- Raid on Tin Biden: Part of Mali War
| Date | October 23-24, 2017 |
| Location | Tin Biden wadi, Kidal Region, Mali |
| Result | French victory |

Belligerents
- France: Jama'at Nasr al-Islam wal Muslimin

Commanders and leaders
- Unknown: Ismail Ag Azbay †

Casualties and losses
- None: 3 killed (per JNIM) 15 (per France)

= Tin Biden raid =

2017 battle of the Mali War

The raid on Tin Biden occurred between October 23 and 24, 2017, between French forces of Operation Barkhane and Jama'at Nasr al-Islam wal Muslimin in the remote wadi of Tin Biden, Kidal Region, Mali. In the battle, French forces killed eleven Malian prisoners of war held captive by JNIM.

== Prelude ==
Due to harsh pressure and counteroffensives by French troops, Malian soldiers, and anti-jihadist Tuareg rebels, Jama'at Nasr al-Islam wal Muslimin, the al-Qaeda-aligned jihadist group, was in a state of guerrilla warfare with only a few permanent bases in the remote Adrar des Ifoghas mountains of northern Mali's Kidal Region. Because the group had only formed months earlier, there was little to no cohesive structure.

== Raid ==
The French government announced an "opportunity operation" in the Adrar des Ifoghas on the night between October 23 and 24th, 2017, against Ansar Dine fighters from JNIM. The jihadists used the wadi of Tin Biden as a training camp. The battle began when French Mirage 2000's dropped bombs on the site, and then dropped French commandos on the site. The raid lasted for three hours, and ended at dawn.

== Aftermath and the killing of Malian soldiers ==
On October 26, Patrick Steiger, spokesperson for the French army general staff, stated that fifteen jihadists had been either killed or captured, and that no fighters escaped. Small arms, ammunition, and a flag were seized from the site, and a pick-up loaded with ammo was destroyed. The French army had no losses.

JNIM refuted these claims a day later, claiming that the airstrikes instead killed eleven Malian soldiers that had been captured in jihadist raids between July 2016 and March 2017. JNIM also stated that Ismail Ag Azbay, the leader of the unit holding the Malian captives, was killed, along with two other JNIM fighters. Azbay was a lieutenant of JNIM leader Iyad Ag Ghaly, and a senior member of Ansar Dine. The group also offered to give the bodies to a "neutral body."

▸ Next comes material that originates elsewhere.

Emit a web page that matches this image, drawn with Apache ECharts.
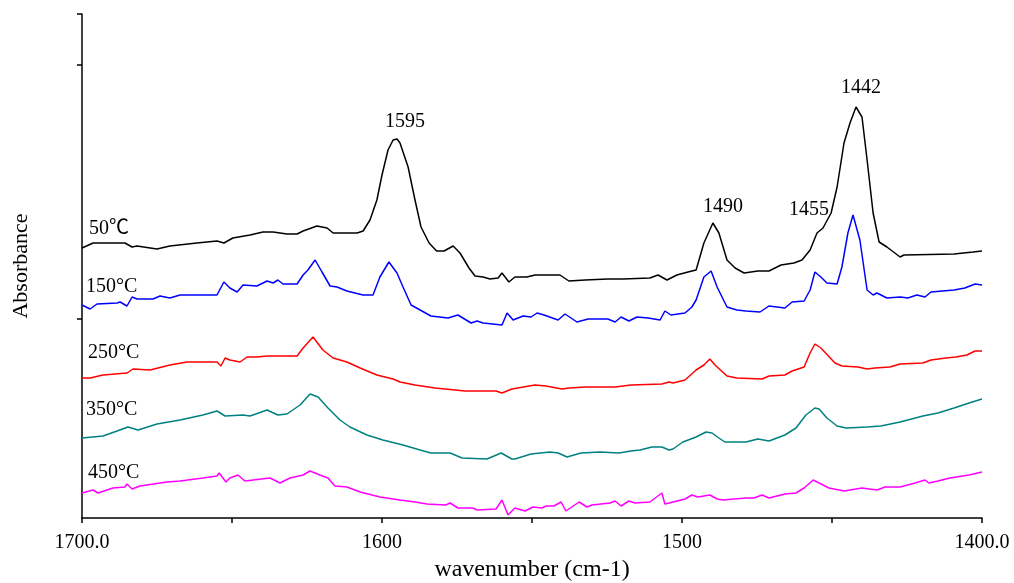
<!DOCTYPE html>
<html>
<head>
<meta charset="utf-8">
<script src="https://cdn.jsdelivr.net/npm/echarts@6/dist/echarts.min.js"></script>
<style>html,body{margin:0;padding:0;background:#fff;}#c{width:1014px;height:583px;}</style>
</head>
<body>
<div id="c"></div>
<script>
// Spectra: [wavenumber (cm-1), absorbance (offset, arbitrary units)]
const s50 = [[1700,2.70],[1696.3,2.75],[1685.7,2.75],[1683.3,2.71],[1681.7,2.72],[1675,2.69],[1670.7,2.72],[1661.7,2.75],[1655,2.77],[1652.7,2.75],[1649.7,2.80],[1644,2.83],[1639.7,2.86],[1636.3,2.86],[1631.7,2.84],[1628.3,2.84],[1626.3,2.87],[1621.7,2.92],[1618.3,2.90],[1616.3,2.85],[1608.3,2.85],[1606.3,2.87],[1604,2.98],[1601.7,3.18],[1600,3.43],[1598,3.68],[1596.3,3.78],[1595,3.79],[1594,3.75],[1591.3,3.51],[1589,3.18],[1587,2.91],[1584.3,2.75],[1581.8,2.67],[1579.3,2.67],[1576.3,2.72],[1574,2.65],[1571,2.50],[1569,2.42],[1566.3,2.41],[1564,2.39],[1561.3,2.40],[1560,2.45],[1557.7,2.36],[1555.7,2.41],[1551.7,2.41],[1549,2.43],[1540.7,2.43],[1537.7,2.37],[1532.3,2.38],[1524.7,2.39],[1519.7,2.39],[1510.7,2.40],[1508,2.43],[1505,2.38],[1501.7,2.43],[1498,2.46],[1495.3,2.48],[1492.7,2.75],[1489.7,2.95],[1487.7,2.85],[1485,2.58],[1482.3,2.50],[1479.3,2.45],[1474.7,2.47],[1471,2.47],[1467,2.53],[1462.7,2.55],[1460,2.58],[1457.3,2.68],[1455,2.85],[1453,2.90],[1450.3,3.05],[1448.3,3.31],[1446,3.75],[1444,3.95],[1442,4.11],[1440,4.01],[1438.3,3.58],[1436.3,3.05],[1434.3,2.76],[1431.7,2.71],[1427.3,2.61],[1426,2.63],[1409.3,2.64],[1403,2.66],[1400,2.67]];
const s150 = [[1700,2.13],[1697.3,2.09],[1695,2.14],[1688.3,2.15],[1687.3,2.16],[1685,2.12],[1683.3,2.21],[1681.7,2.19],[1676.3,2.19],[1674,2.22],[1670.7,2.20],[1667.3,2.23],[1655,2.23],[1652.7,2.36],[1650.7,2.30],[1648.3,2.26],[1646.3,2.33],[1641.7,2.32],[1638.3,2.37],[1636.3,2.35],[1634.7,2.38],[1633,2.34],[1628.3,2.34],[1626.3,2.43],[1624.7,2.48],[1622.3,2.58],[1620,2.46],[1617.3,2.32],[1615,2.31],[1611.7,2.27],[1606.3,2.23],[1603,2.23],[1600.7,2.41],[1597.7,2.56],[1595,2.45],[1593,2.31],[1590.3,2.13],[1583.7,2.02],[1578,2.00],[1574.7,2.03],[1570.3,1.95],[1568.3,1.97],[1566.3,1.95],[1560,1.93],[1558.3,2.05],[1556.3,1.98],[1553,2.02],[1550.3,2.01],[1548.3,2.05],[1546,2.03],[1541.3,1.98],[1539,2.04],[1535,1.96],[1531.3,1.99],[1524.7,1.99],[1522.3,1.96],[1520.3,2.01],[1517.7,1.97],[1515,2.01],[1511.3,2.00],[1507.3,1.98],[1505.7,2.07],[1503.7,2.03],[1499,2.05],[1496.7,2.11],[1495.3,2.18],[1492.7,2.41],[1490.3,2.47],[1488.3,2.31],[1485,2.11],[1481.7,2.08],[1478.7,2.07],[1474,2.06],[1471,2.12],[1465.7,2.10],[1463.3,2.16],[1459.3,2.17],[1457.3,2.28],[1455.7,2.46],[1453.7,2.41],[1451.7,2.35],[1448.3,2.34],[1446.7,2.51],[1444.7,2.85],[1443,3.03],[1440.7,2.78],[1438.3,2.28],[1436.3,2.23],[1435,2.25],[1431.7,2.20],[1427.3,2.21],[1424.7,2.20],[1421.7,2.23],[1419,2.21],[1417,2.26],[1409.3,2.28],[1405.7,2.30],[1402.3,2.34],[1400,2.33]];
const s250 = [[1700,1.40],[1697.3,1.40],[1693,1.43],[1685,1.45],[1683,1.49],[1677.3,1.48],[1670.7,1.53],[1665,1.56],[1655,1.56],[1653.7,1.52],[1652.3,1.60],[1650.7,1.58],[1647.3,1.56],[1645,1.61],[1641.7,1.61],[1638.3,1.62],[1631.7,1.62],[1628.3,1.62],[1626.3,1.70],[1623,1.81],[1619.7,1.68],[1616.3,1.60],[1611.7,1.56],[1607.3,1.50],[1601.7,1.43],[1596.3,1.39],[1594,1.36],[1589,1.33],[1582.3,1.30],[1572.3,1.27],[1562,1.27],[1560,1.25],[1556.7,1.29],[1549,1.33],[1545.3,1.32],[1540,1.29],[1537.7,1.30],[1532.3,1.31],[1522.3,1.31],[1517,1.33],[1506.7,1.34],[1504.3,1.36],[1503,1.35],[1499,1.38],[1495.3,1.48],[1492.7,1.53],[1490.7,1.59],[1489,1.53],[1485,1.42],[1481.7,1.40],[1473.3,1.39],[1471,1.42],[1465.7,1.43],[1463.3,1.47],[1459.3,1.51],[1457.3,1.65],[1455.7,1.74],[1453.7,1.70],[1449,1.55],[1446.7,1.52],[1441.3,1.51],[1438.3,1.49],[1435.7,1.50],[1430.7,1.51],[1427.3,1.54],[1419.7,1.55],[1417,1.58],[1412,1.60],[1408.7,1.61],[1405,1.63],[1402.3,1.67],[1400,1.67]];
const s350 = [[1700,0.80],[1693,0.82],[1688.3,0.87],[1684.7,0.91],[1681.3,0.88],[1675,0.94],[1667.3,0.98],[1659.7,1.03],[1655,1.07],[1652.3,1.02],[1646.3,1.03],[1644,1.02],[1638.3,1.08],[1634.7,1.03],[1631.7,1.04],[1627.3,1.13],[1624,1.24],[1621.3,1.21],[1618,1.10],[1614,0.98],[1610.7,0.91],[1605,0.83],[1599.7,0.78],[1593,0.73],[1587.3,0.68],[1583.7,0.65],[1577.3,0.65],[1573.3,0.60],[1565,0.59],[1560.3,0.65],[1556.7,0.59],[1555.7,0.59],[1550.3,0.64],[1544,0.66],[1541.3,0.65],[1538.3,0.61],[1533.7,0.65],[1527.3,0.66],[1521,0.65],[1517,0.67],[1514,0.68],[1510,0.71],[1506.7,0.71],[1504.3,0.68],[1503,0.69],[1499.7,0.76],[1495.3,0.81],[1492,0.86],[1490,0.85],[1487.7,0.80],[1485.7,0.76],[1478.7,0.76],[1474.7,0.79],[1471,0.77],[1465.7,0.83],[1462,0.90],[1458.7,1.03],[1455.7,1.10],[1454.3,1.09],[1451.7,1.00],[1448.3,0.92],[1445.3,0.90],[1438.3,0.91],[1433.7,0.92],[1427.3,0.96],[1419.7,1.02],[1414.7,1.05],[1409.3,1.10],[1404.3,1.15],[1400,1.19]];
const s450 = [[1700,0.25],[1696.3,0.28],[1694.7,0.25],[1689.7,0.30],[1685.7,0.31],[1685,0.34],[1683.3,0.29],[1680.7,0.32],[1671.7,0.36],[1667.3,0.37],[1659.7,0.40],[1655,0.42],[1654.3,0.45],[1652,0.36],[1650.7,0.40],[1648,0.43],[1645.7,0.37],[1637.3,0.40],[1634,0.35],[1630.7,0.40],[1626.3,0.43],[1624,0.47],[1620.7,0.43],[1618,0.40],[1615.7,0.32],[1611.7,0.31],[1607.3,0.26],[1600.7,0.21],[1594,0.18],[1589,0.16],[1585,0.14],[1578.7,0.13],[1577.3,0.15],[1574.7,0.10],[1569.7,0.10],[1568.3,0.08],[1562,0.09],[1560,0.18],[1558,0.03],[1555.7,0.10],[1552.3,0.07],[1549.7,0.11],[1546.7,0.10],[1545.3,0.12],[1542.7,0.12],[1540.3,0.16],[1538.7,0.07],[1534.3,0.16],[1531.7,0.11],[1530,0.13],[1524,0.15],[1522.3,0.17],[1520.3,0.12],[1517.7,0.17],[1515.7,0.15],[1510.7,0.16],[1506.7,0.25],[1505.7,0.14],[1503,0.16],[1499,0.19],[1496.7,0.23],[1494.7,0.21],[1490.7,0.23],[1488.3,0.19],[1486.3,0.18],[1478.7,0.20],[1476,0.20],[1473.3,0.23],[1471,0.20],[1465.7,0.24],[1462,0.25],[1459.3,0.30],[1456.3,0.38],[1454.3,0.35],[1451,0.30],[1446,0.27],[1440,0.30],[1435,0.28],[1432.3,0.31],[1427.3,0.31],[1422.3,0.35],[1419,0.38],[1417.7,0.35],[1414.7,0.37],[1410.7,0.40],[1404.3,0.43],[1400,0.46]];

const seriesData = [s50, s150, s250, s350, s450];
const seriesColors = ['#000000', '#0000FF', '#FF0000', '#008080', '#FF00FF'];
const tempLabels = ['50℃', '150°C', '250°C', '350°C', '450°C'];
const tempLabelX = [1697.7, 1698.7, 1698, 1698.7, 1698];
const tempLabelY = [2.89, 2.31, 1.65, 1.08, 0.45];
const peakLabels = ['1595', '1490', '1455', '1442'];
const peakLabelX = [1592.3, 1486.3, 1457.7, 1440.3];
const peakLabelY = [3.96, 3.11, 3.08, 4.30];
const xLabelValues = [1700, 1600, 1500, 1400];
const yTickValues = [1.99, 4.53, 5.04];

const FONT = "'Liberation Serif', 'Times New Roman', 'Noto Sans CJK SC', serif";

const chart = echarts.init(document.getElementById('c'), null, {renderer: 'canvas'});

const series = seriesData.map((d, i) => {
  const mpData = [{name: tempLabels[i], coord: [tempLabelX[i], tempLabelY[i]], label: {align: 'left'}}];
  if (i === 0) {
    peakLabels.forEach((t, k) => mpData.push({name: t, coord: [peakLabelX[k], peakLabelY[k]], label: {align: 'center'}}));
  }
  return {
    type: 'line',
    data: d,
    showSymbol: false,
    symbol: 'none',
    smooth: false,
    silent: true,
    lineStyle: {color: seriesColors[i], width: 1.5},
    itemStyle: {color: seriesColors[i]},
    markPoint: {
      symbol: 'circle',
      symbolSize: 1,
      silent: true,
      itemStyle: {color: 'rgba(0,0,0,0)'},
      label: {show: true, position: 'inside', color: '#000', fontFamily: FONT, fontSize: 20, verticalAlign: 'middle', formatter: p => p.name},
      data: mpData
    }
  };
});

chart.setOption({
  animation: false,
  backgroundColor: '#fff',
  grid: {left: 82, right: 32, top: 14, bottom: 65, containLabel: false, outerBoundsMode: 'none'},
  xAxis: {
    type: 'value',
    min: 1400,
    max: 1700,
    interval: 50,
    inverse: true,
    name: 'wavenumber (cm-1)',
    nameLocation: 'middle',
    nameGap: 39,
    nameTextStyle: {fontFamily: FONT, fontSize: 24, color: '#000'},
    axisLine: {show: true, onZero: false, lineStyle: {color: '#000', width: 1.5}},
    axisTick: {show: true, length: 5, lineStyle: {color: '#000', width: 1.5}},
    axisLabel: {
      show: true, customValues: xLabelValues, showMinLabel: true, showMaxLabel: true,
      margin: 15, fontFamily: FONT, fontSize: 20, color: '#000',
      formatter: v => (v === 1700 || v === 1400) ? v.toFixed(1) : String(v)
    },
    splitLine: {show: false}
  },
  yAxis: {
    type: 'value',
    min: 0,
    max: 5.04,
    name: 'Absorbance',
    nameLocation: 'middle',
    nameGap: 50,
    nameTextStyle: {fontFamily: FONT, fontSize: 22, color: '#000'},
    axisLine: {show: true, onZero: false, lineStyle: {color: '#000', width: 1.5}},
    axisTick: {show: true, length: 5, customValues: yTickValues, lineStyle: {color: '#000', width: 1.5}},
    axisLabel: {show: false},
    splitLine: {show: false}
  },
  series: series
});
</script>
</body>
</html>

A few days prior to the raid, the Malian hostages appeared in a video published by JNIM. The French army refuted JNIM's claims as propaganda, but Malian soldiers interviewed by RFi stated that they recognized their comrades in the photos and videos published by JNIM. Other Malian sources confirmed the deaths of the prisoners, but claimed they were shot by JNIM instead. The Malian Ministry of Defense, in an October 31, 2017 press release, stated that the Malian prisoners were killed but did not mention who killed them. The press release also stated that the soldiers were captured in the 2016 Nampala attack and the 2017 Boulikessi attack.

The French army continued to deny that their airstrikes killed the Malian captives, with the French army stressing that the soldiers instead defected to JNIM. The army also asserted that the raid was conducted after days of reconnaissance, and that in scouting, the fighters were homogenous and all JNIM. Florence Parly, the French minister of defense, stated that "we had very good reason to think they were not hostages." This was denied by Malian president Ibrahim Boubacar Keïta, who stated that the Malian soldiers were indeed hostages and killed in the raid in a December speech.